(YOUR OBJECTIVE) Each line that holds the word "React" should be returned.

(MATERIAL PROVIDED)
--------
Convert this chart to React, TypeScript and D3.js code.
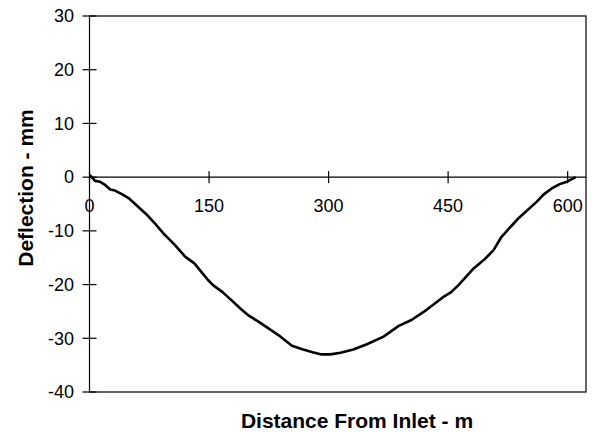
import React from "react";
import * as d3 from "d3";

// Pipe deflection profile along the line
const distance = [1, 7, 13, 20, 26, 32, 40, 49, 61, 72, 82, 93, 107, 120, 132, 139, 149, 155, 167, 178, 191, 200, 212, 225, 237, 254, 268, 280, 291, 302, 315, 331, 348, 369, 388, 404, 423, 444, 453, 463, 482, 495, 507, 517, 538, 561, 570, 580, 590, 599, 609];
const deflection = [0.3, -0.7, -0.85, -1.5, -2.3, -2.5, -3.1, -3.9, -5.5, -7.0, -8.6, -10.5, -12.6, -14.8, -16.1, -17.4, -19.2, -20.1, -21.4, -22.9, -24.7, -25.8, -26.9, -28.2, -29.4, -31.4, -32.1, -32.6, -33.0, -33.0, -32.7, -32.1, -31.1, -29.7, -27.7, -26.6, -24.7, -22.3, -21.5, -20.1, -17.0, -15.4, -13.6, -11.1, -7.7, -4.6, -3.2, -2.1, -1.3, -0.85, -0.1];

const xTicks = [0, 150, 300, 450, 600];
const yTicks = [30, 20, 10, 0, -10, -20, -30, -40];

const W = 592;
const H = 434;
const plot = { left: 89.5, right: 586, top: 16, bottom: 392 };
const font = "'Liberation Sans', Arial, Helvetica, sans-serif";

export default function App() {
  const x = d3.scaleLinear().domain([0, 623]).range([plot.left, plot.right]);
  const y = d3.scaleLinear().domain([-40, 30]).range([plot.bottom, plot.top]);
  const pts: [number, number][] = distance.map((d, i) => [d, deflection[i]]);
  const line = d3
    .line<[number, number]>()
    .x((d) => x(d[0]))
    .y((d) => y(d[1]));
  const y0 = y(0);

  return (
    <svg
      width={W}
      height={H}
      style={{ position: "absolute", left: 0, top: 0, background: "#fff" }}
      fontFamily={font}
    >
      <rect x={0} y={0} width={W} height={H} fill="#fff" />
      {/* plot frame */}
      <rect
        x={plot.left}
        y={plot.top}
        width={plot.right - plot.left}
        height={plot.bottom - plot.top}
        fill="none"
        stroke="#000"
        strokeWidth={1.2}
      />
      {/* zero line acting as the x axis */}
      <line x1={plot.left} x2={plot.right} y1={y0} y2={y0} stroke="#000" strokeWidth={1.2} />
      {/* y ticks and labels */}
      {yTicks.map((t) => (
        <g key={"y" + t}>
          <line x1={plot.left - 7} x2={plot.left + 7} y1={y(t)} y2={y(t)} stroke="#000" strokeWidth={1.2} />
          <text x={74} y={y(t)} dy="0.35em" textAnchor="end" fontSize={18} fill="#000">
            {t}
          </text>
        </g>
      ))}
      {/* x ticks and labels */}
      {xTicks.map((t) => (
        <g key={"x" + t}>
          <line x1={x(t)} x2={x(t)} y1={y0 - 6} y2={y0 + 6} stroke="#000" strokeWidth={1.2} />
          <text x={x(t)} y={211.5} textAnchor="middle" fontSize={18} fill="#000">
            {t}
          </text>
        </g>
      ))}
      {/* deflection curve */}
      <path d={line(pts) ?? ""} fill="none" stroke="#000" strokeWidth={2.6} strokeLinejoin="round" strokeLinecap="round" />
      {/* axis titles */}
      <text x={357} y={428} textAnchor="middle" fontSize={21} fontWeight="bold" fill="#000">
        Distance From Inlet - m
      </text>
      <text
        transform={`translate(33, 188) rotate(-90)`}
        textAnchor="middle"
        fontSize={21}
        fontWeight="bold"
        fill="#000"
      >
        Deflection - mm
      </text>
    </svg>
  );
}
--------
(TASK ANSWER)
Convert this chart to React, TypeScript and D3.js code.
import React from "react";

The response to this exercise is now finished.